"Today is the day Azure Storage stops supporting versions 1.0 and 1.1 of Transport Layer Security (TLS). TLS 1.2 is the new minimum. The change has been a long time coming. Microsoft warned users several years ago that February 3, 2026, was the cut-off date after which the deprecated standards would no longer be supported. The minimum TLS version is enforced at the storage account level."
"The retired standards, TLS 1.0 and 1.1, are, in a very real sense, from a different era of computing. TLS 1.0 dates back to 1999, and 1.1 was published in 2006. Both were deprecated in 2021, years after the 2008 publication of the TLS 1.2 standard. The latest protocol, TLS 1.3, was published in 2018. Microsoft has clung to the deprecated versions of TLS 1.0 and 1.1, primarily for backward compatibility."
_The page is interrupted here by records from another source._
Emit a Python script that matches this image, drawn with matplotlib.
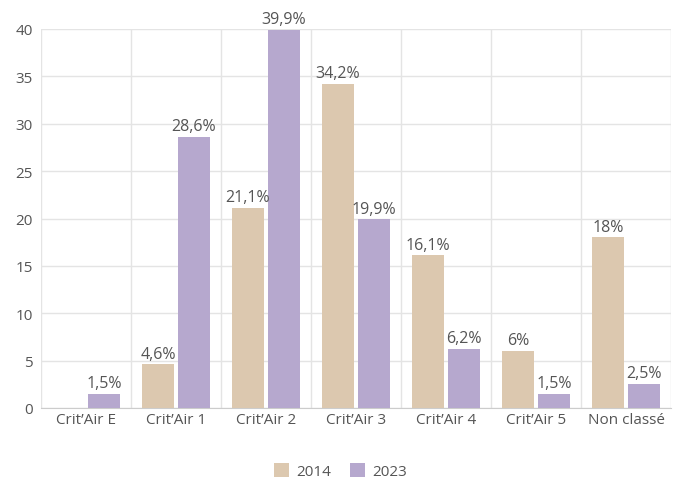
import matplotlib
matplotlib.use("Agg")
import matplotlib.pyplot as plt
import numpy as np

categories = ["Crit\u2019Air E", "Crit\u2019Air 1", "Crit\u2019Air 2", "Crit\u2019Air 3", "Crit\u2019Air 4", "Crit\u2019Air 5", "Non classé"]
v2014 = [0, 4.6, 21.1, 34.2, 16.1, 6, 18]
v2023 = [1.5, 28.6, 39.9, 19.9, 6.2, 1.5, 2.5]
labels2014 = [None, "4,6%", "21,1%", "34,2%", "16,1%", "6%", "18%"]
labels2023 = ["1,5%", "28,6%", "39,9%", "19,9%", "6,2%", "1,5%", "2,5%"]
series_names = ["2014", "2023"]
yticks = [0, 5, 10, 15, 20, 25, 30, 35, 40]

plt.rcParams['font.family'] = ['Open Sans', 'DejaVu Sans']
c2014 = "#DCC8AF"
c2023 = "#B6A8CE"
tc = "#555555"
gc = "#E4E4E4"

fig = plt.figure(figsize=(6.81, 4.81), dpi=100)
ax = fig.add_axes([41/681, 1-409/481, 630/681, 379/481])

x = np.arange(len(categories))
w = 0.355
off = 0.2
b1 = ax.bar(x - off, v2014, w, color=c2014, label=series_names[0], zorder=3)
b2 = ax.bar(x + off, v2023, w, color=c2023, label=series_names[1], zorder=3)

for xi, v, lab in zip(x, v2014, labels2014):
    if lab:
        ax.text(xi - off, v + 0.3, lab, ha='center', va='bottom', color=tc, fontsize=11.5, clip_on=False)
for xi, v, lab in zip(x, v2023, labels2023):
    ax.text(xi + off, v + 0.3, lab, ha='center', va='bottom', color=tc, fontsize=11.5, clip_on=False)

ax.set_xlim(-0.5, len(categories) - 0.5)
ax.set_ylim(0, 40)
ax.set_yticks(yticks)
ax.set_yticklabels([str(t) for t in yticks])
ax.set_xticks(x)
ax.set_xticklabels(categories)
ax.set_xticks(np.arange(len(categories) + 1) - 0.5, minor=True)
ax.grid(axis='y', which='major', color=gc, linewidth=1, zorder=0)
ax.grid(axis='x', which='minor', color=gc, linewidth=1, zorder=0)
ax.tick_params(axis='both', which='both', length=0, colors=tc, labelsize=11)
ax.tick_params(axis='x', pad=3)
ax.tick_params(axis='y', pad=6)
for s in ['top', 'right', 'left']:
    ax.spines[s].set_visible(False)
ax.spines['bottom'].set_color('#CCCCCC')

fig.legend(handles=[b1, b2], labels=series_names, loc='center', bbox_to_anchor=(0.5, 1-472/481),
           ncol=2, frameon=False, fontsize=11, handlelength=1.0, handleheight=1.0,
           columnspacing=1.2, handletextpad=0.5, labelcolor=tc)

fig.savefig("out.png", dpi=100)
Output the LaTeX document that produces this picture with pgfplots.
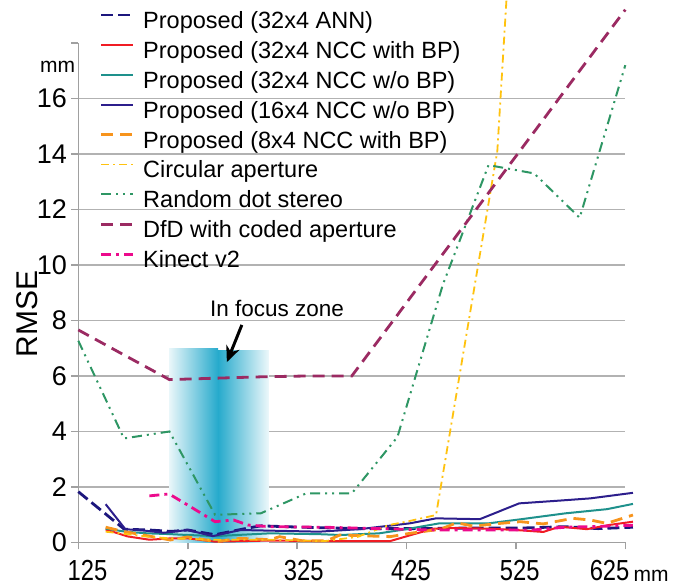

Azure Storage stops supporting TLS 1.0 and 1.1 on February 3, 2026, with TLS 1.2 as the new minimum. The minimum TLS version is enforced at the storage account level and applies to hosted services such as Azure Files, Queue Storage, and Table Storage. TLS encrypts HTTPS communications between applications and servers to protect storage data in transit. TLS 1.0 originated in 1999 and 1.1 in 2006; both were deprecated in 2021. Microsoft delayed earlier retirement dates multiple times but has not signaled further extensions. Upgrading to TLS 1.2 improves speed, security, and regulatory compliance, but legacy systems pose migration challenges.